At first glance, building C and C++ code seems straightforward. Source files (.c/.cc) are compiled into object files (.o/.obj), which are linked into executables or libraries. The programmer manually lists the object files or libraries that comprise a given executable. This creates a clear dependency graph, making it easy to figure out what needs to be done to build a given output file. The build tool just needs to check the timestamps on the input and output files. However, there are a number of challenges in larger projects, mostly related to reusing code.

Implicit Dependencies

An object file does not depend on only its .c/.cc source file, but also on all the header files that are transitively included when compiling that file. If any of these header files changes, the object file should be rebuilt. The set of input files can only be determined by pre-processing the source file.
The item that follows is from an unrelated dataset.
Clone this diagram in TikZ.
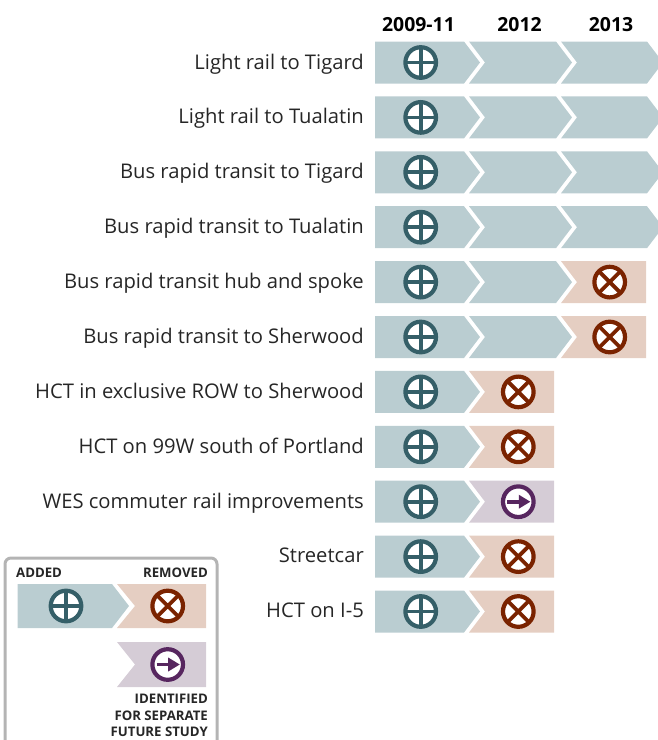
\documentclass[tikz,border=0pt]{standalone}
\usepackage{fontspec}
\setmainfont{Open Sans}
\definecolor{addfill}{HTML}{BACDD1}
\definecolor{addline}{HTML}{355F68}
\definecolor{remfill}{HTML}{E5CEC2}
\definecolor{remline}{HTML}{7A2300}
\definecolor{futfill}{HTML}{D5CCD6}
\definecolor{futline}{HTML}{57265F}
\definecolor{boxline}{HTML}{B4B4B4}
\tikzset{
  rowlabel/.style={anchor=base east,font=\fontsize{20.2}{24}\selectfont,text=black!85,inner sep=0pt},
  yearlabel/.style={anchor=base,font=\fontsize{19.4}{24}\selectfont\bfseries,inner sep=0pt},
  legendtext/.style={font=\fontsize{13.2}{16}\selectfont\bfseries,inner sep=0pt,text=black!85},
  ring/.style={line width=4.2pt,fill=white},
  bar/.style={line width=3.8pt},
}
% #1 centre x, #2 centre y
\newcommand{\addicon}[2]{%
  \draw[addline,ring] (#1,#2) circle (15.3);
  \draw[addline,bar] (#1-15,#2) -- (#1+15,#2) (#1,#2-15) -- (#1,#2+15);}
\newcommand{\remicon}[2]{%
  \draw[remline,ring] (#1,#2) circle (15.3);
  \draw[remline,bar] (#1-11,#2-11) -- (#1+11,#2+11) (#1-11,#2+11) -- (#1+11,#2-11);}
\newcommand{\futicon}[2]{%
  \draw[futline,ring] (#1,#2) circle (15.3);
  \draw[futline,bar] (#1-11,#2) -- (#1+3,#2);
  \fill[futline] (#1+0.5,#2-7) -- (#1+12,#2) -- (#1+0.5,#2+7) -- cycle;}
% first chevron  #1 top y
\newcommand{\chevA}[1]{\fill[addfill] (375,#1) -- (464,#1) -- (480,#1+21) -- (464,#1+42) -- (375,#1+42) -- cycle;}
\newcommand{\chevB}[1]{\fill[addfill] (469,#1) -- (556,#1) -- (572,#1+21) -- (556,#1+42) -- (469,#1+42) -- (485,#1+21) -- cycle;}
\newcommand{\chevC}[1]{\fill[addfill] (561,#1) -- (647,#1) -- (663,#1+21) -- (647,#1+42) -- (561,#1+42) -- (577,#1+21) -- cycle;}
\newcommand{\chevBend}[2]{\fill[#2] (469,#1) -- (554,#1) -- (554,#1+42) -- (469,#1+42) -- (485,#1+21) -- cycle;}
\newcommand{\chevCend}[1]{\fill[remfill] (561,#1) -- (646,#1) -- (646,#1+42) -- (561,#1+42) -- (577,#1+21) -- cycle;}
\begin{document}
\begin{tikzpicture}[x=1pt,y=-1pt]
\useasboundingbox (0,0) rectangle (658,740);
\clip (0,0) rectangle (658,740);
\node[yearlabel] (y1) at (418.5,31) {2009-11};
\node[yearlabel] (y2) at (519.5,31) {2012};
\node[yearlabel] (y3) at (611,31) {2013};
\foreach \i/\txt in {0/Light rail to Tigard,1/Light rail to Tualatin,2/Bus rapid transit to Tigard,3/Bus rapid transit to Tualatin,4/Bus rapid transit hub and spoke,5/Bus rapid transit to Sherwood,6/HCT in exclusive ROW to Sherwood,7/HCT on 99W south of Portland,8/WES commuter rail improvements,9/Streetcar,10/HCT on I-5}{
  \pgfmathsetmacro{\ty}{41.5+54.9*\i}
  \pgfmathsetmacro{\cy}{\ty+21}
  \pgfmathsetmacro{\by}{\ty+27.5-(\i>8?1:0)}
  \node[rowlabel] (lab\i) at (364,\by) {\txt};
  \chevA{\ty}
  \addicon{420.7}{\cy}
  \ifnum\i<6
    \chevB{\ty}
  \fi
  \ifnum\i<4
    \chevC{\ty}
  \fi
  \ifnum\i=4 \chevCend{\ty} \remicon{609.7}{\cy} \fi
  \ifnum\i=5 \chevCend{\ty} \remicon{609.7}{\cy} \fi
  \ifnum\i>5
    \ifnum\i=8
      \chevBend{\ty}{futfill} \futicon{518.3}{\cy}
    \else
      \chevBend{\ty}{remfill} \remicon{518.3}{\cy}
    \fi
  \fi
}
% legend
\draw[boxline,line width=3pt,rounded corners=6pt] (5,558) -- (217,558) -- (217,760) -- (5,760) -- cycle;
\node[legendtext,anchor=base west] (ladd) at (16,577) {ADDED};
\node[legendtext,anchor=base east] (lrem) at (208,577) {REMOVED};
\fill[addfill] (17.7,584) -- (112,584) -- (129,606) -- (112,628) -- (17.7,628) -- cycle;
\fill[remfill] (117,584) -- (206,584) -- (206,628) -- (117,628) -- (135,606) -- cycle;
\fill[futfill] (117,642) -- (206,642) -- (206,687) -- (117,687) -- (135,664.5) -- cycle;
\addicon{66}{606}
\remicon{167.7}{606}
\futicon{167.7}{664.5}
\node[legendtext,anchor=base east] (lid1) at (208,703) {IDENTIFIED};
\node[legendtext,anchor=base east] (lid2) at (208,720) {FOR SEPARATE};
\node[legendtext,anchor=base east] (lid3) at (208,736) {FUTURE STUDY};
\end{tikzpicture}
\end{document}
Thankfully, compilers like GCC can output this dependency information (see the -MD switch), and build systems like Ninja can include it. Thus, this is actually a "solved" problem, although some tools don't do this by default.

Static Libraries

At first glance, sharing code using static libraries is straightforward: When the static library is updated, anything that depends on it needs to be relinked. However, if that library (e.g. libParent.a) depends on other libraries (e.g. libChild.a), then an executable that links the parent library must explicitly link all transitive dependencies (both libParent.a and libChild.a). Some linkers care about the order, only searching for symbols in libraries that appear later on the command line. Thus, the libraries must be ordered so that "higher level" libraries appear first, with their dependencies later.

Generated Code

Tools that generate source code are not uncommon. They are widely used for data exchange and RPC systems, such as Protocol Buffers or Thrift. This means that first a generator tool must be compiled, next the tool generates the code, and finally the generated code is compiled. Generated headers are particularly problematic. C/C++ programmers expect to be able to include any header without needing to do any build configuration. Thus, the build system could try to compile a file before generating the needed headers, causing the compiler to complain about missing includes. To fix this, the build system must support some "special" ordering rules for generated headers. One solution is if a library includes generated code, the headers must be generated before anything that depends on it is compiled (Ninja supports order-only dependencies to handle this).

Third-Party Dependencies

The worst complications come from third-party libraries. To include a dependency in your project, you can either require everyone to install the "system" version of a library (e.g. on using your system's package manager on Linux), or you can import the source and build it with your project. I prefer this latter approach, because it means that you automatically have access to all the source code, and developers just pull down a single source tree to build the project. This is what Google's Chromium project does. It contains a third_party directory with tons of dependencies.

Third-party projects make different assumptions about where header files can be found, which libraries need to be passed on the link line, and may require certain macros to be defined. Any code that depends on this library may need these same include paths and macros to in order to be compiled correctly. This means the build system needs some understanding of search paths, macros, and compiler options.